Gonta ganti istilah dalam penanganan pandemi PSBB, PPKM mikro, PPKM tingkat 4 dan lain-lain berperan dalam meningkatkan overload informasi pada masyarakat. Tdak fokus, disertai rendahnya angka tracing dan testing yang ditingkahi ulah kepala daerah yang mengurangi angka terpapar.
Perlu diwaspadai daerah luar Jawa akan adanya tsunami korban covid 19 pada Agustus – Oktober 2021, setelah Jawa-Bali menjadi pusat penyebatan varian baru C19, padahal, kesiapan alkes dan faskes di Jawa-Bali relative lebih baik dibanding daerah di luar Jawa.

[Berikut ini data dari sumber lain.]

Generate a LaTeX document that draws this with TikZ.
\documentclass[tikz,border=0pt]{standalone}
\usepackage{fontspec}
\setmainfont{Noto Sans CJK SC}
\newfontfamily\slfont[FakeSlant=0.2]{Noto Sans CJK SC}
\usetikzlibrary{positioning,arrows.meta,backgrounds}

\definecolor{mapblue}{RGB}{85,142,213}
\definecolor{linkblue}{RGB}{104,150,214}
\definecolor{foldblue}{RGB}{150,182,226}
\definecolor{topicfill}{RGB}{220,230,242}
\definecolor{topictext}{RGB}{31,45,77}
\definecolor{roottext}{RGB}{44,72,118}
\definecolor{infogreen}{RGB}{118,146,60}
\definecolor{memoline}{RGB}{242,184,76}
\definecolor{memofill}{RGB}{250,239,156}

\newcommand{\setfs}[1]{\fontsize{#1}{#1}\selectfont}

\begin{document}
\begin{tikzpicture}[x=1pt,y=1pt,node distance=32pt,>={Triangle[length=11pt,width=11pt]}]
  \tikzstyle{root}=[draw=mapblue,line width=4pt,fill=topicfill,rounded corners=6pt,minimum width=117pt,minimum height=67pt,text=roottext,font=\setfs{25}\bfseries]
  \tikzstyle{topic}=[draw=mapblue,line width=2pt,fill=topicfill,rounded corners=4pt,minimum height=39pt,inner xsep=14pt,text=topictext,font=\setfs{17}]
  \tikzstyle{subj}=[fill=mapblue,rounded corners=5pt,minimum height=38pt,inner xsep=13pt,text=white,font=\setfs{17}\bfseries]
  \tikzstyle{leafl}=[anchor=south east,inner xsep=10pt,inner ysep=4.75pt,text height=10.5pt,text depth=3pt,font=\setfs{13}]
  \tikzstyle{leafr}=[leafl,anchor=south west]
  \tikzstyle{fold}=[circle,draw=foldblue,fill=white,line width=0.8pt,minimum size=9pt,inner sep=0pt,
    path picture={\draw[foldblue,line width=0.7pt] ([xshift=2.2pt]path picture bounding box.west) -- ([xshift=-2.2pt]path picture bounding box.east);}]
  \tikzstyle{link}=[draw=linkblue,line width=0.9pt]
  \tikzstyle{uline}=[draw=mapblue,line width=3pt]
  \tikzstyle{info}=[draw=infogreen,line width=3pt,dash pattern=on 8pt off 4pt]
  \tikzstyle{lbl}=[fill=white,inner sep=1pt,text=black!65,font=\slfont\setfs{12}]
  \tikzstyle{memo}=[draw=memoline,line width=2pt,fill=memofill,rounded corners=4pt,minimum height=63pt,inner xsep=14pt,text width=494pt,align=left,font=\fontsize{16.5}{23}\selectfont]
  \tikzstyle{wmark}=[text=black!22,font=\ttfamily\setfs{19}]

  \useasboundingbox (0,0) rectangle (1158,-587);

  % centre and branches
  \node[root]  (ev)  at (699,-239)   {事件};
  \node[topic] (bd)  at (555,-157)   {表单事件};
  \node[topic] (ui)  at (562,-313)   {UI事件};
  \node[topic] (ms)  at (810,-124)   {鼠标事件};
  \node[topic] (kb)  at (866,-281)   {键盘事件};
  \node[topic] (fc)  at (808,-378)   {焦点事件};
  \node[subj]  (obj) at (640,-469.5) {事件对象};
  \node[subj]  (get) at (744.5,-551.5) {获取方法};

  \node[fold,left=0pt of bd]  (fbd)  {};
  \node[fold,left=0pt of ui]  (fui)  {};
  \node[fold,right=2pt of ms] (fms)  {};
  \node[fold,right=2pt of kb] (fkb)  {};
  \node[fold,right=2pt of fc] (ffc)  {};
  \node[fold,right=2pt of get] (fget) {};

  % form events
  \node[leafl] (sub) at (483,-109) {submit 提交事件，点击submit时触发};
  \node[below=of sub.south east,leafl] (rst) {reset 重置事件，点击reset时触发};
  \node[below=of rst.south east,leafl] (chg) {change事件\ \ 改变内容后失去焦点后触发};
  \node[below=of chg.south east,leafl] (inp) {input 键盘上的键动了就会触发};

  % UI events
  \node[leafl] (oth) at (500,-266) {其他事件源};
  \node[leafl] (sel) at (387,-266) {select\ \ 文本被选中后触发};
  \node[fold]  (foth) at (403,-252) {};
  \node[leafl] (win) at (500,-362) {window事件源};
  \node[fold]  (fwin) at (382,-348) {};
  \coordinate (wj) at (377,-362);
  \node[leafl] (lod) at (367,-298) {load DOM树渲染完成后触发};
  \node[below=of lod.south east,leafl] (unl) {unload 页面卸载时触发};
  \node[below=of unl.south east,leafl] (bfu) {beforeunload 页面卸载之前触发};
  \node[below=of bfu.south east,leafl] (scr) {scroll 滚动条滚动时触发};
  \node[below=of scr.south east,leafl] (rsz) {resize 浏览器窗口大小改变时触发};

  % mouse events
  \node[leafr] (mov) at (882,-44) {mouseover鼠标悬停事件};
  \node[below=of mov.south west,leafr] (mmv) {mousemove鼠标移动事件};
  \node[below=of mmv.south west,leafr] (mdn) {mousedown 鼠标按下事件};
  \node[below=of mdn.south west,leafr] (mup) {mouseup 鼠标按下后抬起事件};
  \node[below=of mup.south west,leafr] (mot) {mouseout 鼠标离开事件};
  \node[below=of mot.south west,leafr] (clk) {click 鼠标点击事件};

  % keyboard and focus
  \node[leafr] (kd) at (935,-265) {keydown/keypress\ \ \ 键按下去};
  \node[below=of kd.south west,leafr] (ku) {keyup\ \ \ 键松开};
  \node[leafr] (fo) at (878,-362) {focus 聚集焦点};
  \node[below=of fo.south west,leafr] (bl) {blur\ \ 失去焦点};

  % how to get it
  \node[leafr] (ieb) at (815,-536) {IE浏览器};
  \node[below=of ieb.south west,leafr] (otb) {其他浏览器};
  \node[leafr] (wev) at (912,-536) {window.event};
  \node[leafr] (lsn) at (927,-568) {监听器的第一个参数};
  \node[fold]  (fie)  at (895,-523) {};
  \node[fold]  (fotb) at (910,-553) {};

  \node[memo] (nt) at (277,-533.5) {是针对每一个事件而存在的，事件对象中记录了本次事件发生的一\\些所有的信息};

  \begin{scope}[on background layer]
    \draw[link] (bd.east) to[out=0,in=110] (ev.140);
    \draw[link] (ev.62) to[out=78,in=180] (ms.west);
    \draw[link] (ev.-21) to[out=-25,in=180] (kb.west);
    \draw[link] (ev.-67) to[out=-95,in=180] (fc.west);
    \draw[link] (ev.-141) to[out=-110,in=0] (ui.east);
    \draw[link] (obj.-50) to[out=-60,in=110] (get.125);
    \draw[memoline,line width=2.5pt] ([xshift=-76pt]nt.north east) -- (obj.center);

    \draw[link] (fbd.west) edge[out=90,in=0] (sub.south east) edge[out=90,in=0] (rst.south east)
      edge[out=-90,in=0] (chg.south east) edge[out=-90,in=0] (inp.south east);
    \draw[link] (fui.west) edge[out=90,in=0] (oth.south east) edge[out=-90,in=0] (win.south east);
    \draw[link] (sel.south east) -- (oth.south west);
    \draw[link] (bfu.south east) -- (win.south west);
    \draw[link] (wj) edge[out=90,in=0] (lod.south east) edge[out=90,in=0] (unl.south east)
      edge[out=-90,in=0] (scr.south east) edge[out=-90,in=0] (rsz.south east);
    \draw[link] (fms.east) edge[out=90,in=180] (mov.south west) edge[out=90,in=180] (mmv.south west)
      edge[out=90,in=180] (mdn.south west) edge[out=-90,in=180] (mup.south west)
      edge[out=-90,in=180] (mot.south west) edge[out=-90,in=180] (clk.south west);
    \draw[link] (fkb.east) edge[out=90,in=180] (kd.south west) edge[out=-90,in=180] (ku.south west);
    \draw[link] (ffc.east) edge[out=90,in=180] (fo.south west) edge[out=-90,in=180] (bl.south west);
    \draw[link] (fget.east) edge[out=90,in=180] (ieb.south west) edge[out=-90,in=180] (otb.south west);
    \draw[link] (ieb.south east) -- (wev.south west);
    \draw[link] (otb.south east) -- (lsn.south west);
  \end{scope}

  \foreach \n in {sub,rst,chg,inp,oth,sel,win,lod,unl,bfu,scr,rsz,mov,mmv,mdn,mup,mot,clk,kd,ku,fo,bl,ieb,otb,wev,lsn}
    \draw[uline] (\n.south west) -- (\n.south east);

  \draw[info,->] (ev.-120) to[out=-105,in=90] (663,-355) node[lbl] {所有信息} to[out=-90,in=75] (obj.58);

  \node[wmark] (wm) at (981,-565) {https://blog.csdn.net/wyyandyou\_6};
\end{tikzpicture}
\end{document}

Kecepatan vaksinasi penduduk masih rendah. Target vaksinasi sampai akhir 2021 diperkirakan tidak tercapai. Soal evikasi vaksin juga harus dijelaskan, mengapa dipilih sinovac ketimbang Astra Zeneca yang jelas lebih baik.

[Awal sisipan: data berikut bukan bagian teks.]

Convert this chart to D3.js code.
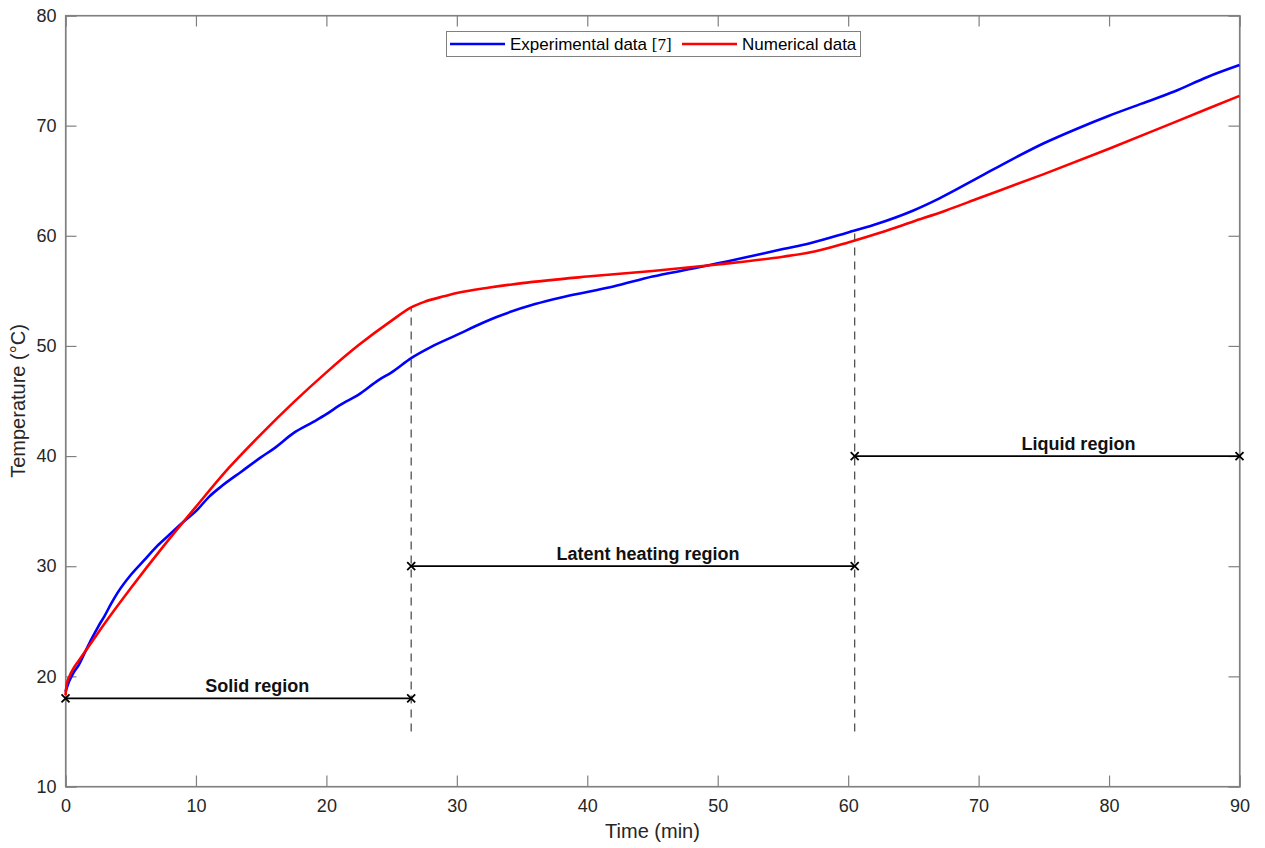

Penyebab Kegagalan Kebijakan Publik
Rektor Universitas Paramadina Didik J. Rachbini menyampaikan perlunya telaah dan mengambil pelajaran situasi pandemi Covid-19.

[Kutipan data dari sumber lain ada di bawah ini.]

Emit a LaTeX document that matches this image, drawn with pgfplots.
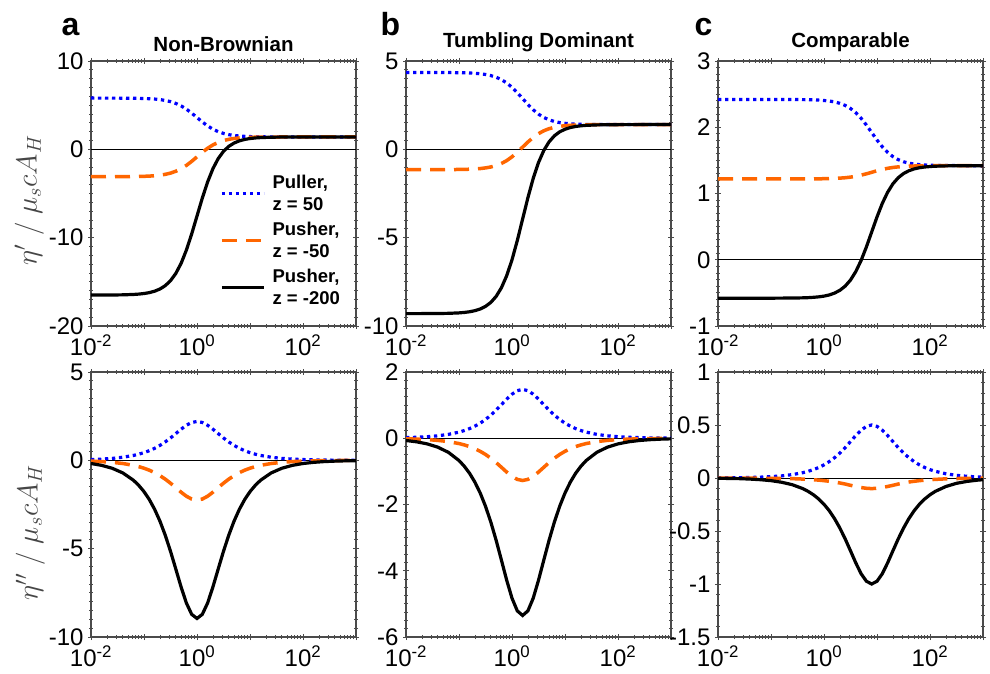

Apa penyebab Indonesia jadi epicentrum baru pandemi Covid-19 di dunia. Ada 7 faktor penyebab kegagalan kebijakan pengendalian Covid-19, yaitu:
Pertama, pemerintah memulai dengan respons lengah, eskapis, denials. Komunikasi pemerintah kepada masyarakat ihwal kebijakan penanganan pandemi buruk. Infomasi tidak jelas dan membuat kebingungan masyarakat. Ketika di awal pandemi, ada puluhan komunikasi pejabat publik membingungkan, seperti Covid-19 tidak berkembang di tropis, Covid-19 pakai nasi kucing, susu kuda liar dll. Indonesia kehilangan golden time yang seharusnya jika ditangani dengan tepat, akan meminimalisir dampak buruk pada hari ini.
Kedua, aspek organisasi, yaitu penanganan pandemi Covid 19 tidak jelas koordinasinya. Terlalu gemuk dan dikerjakan secara partime sebagai kerja sambilan dari kerja utama di kementerian. Hal itu semua adalah cermin dari produk kepemimpinan yang lemah dan tidak kredibel. Tidak berani lockdown, tidak efektif. Padahal kepemmipinan di masa krisis amat berbeda ketika di masa normal. Kepemimpinan di Indonesia jelas sedang diuji.
Ketiga, adalah kepemimpinan di semua level bermasalah. Komando tidak satu arah tapi banyak arah dan membingungkan. Pimpinan lembaga untuk pengendalian covid berganti-ganti. Bahkan sejak awal juga bahkan ada friksi pusat dan daerah.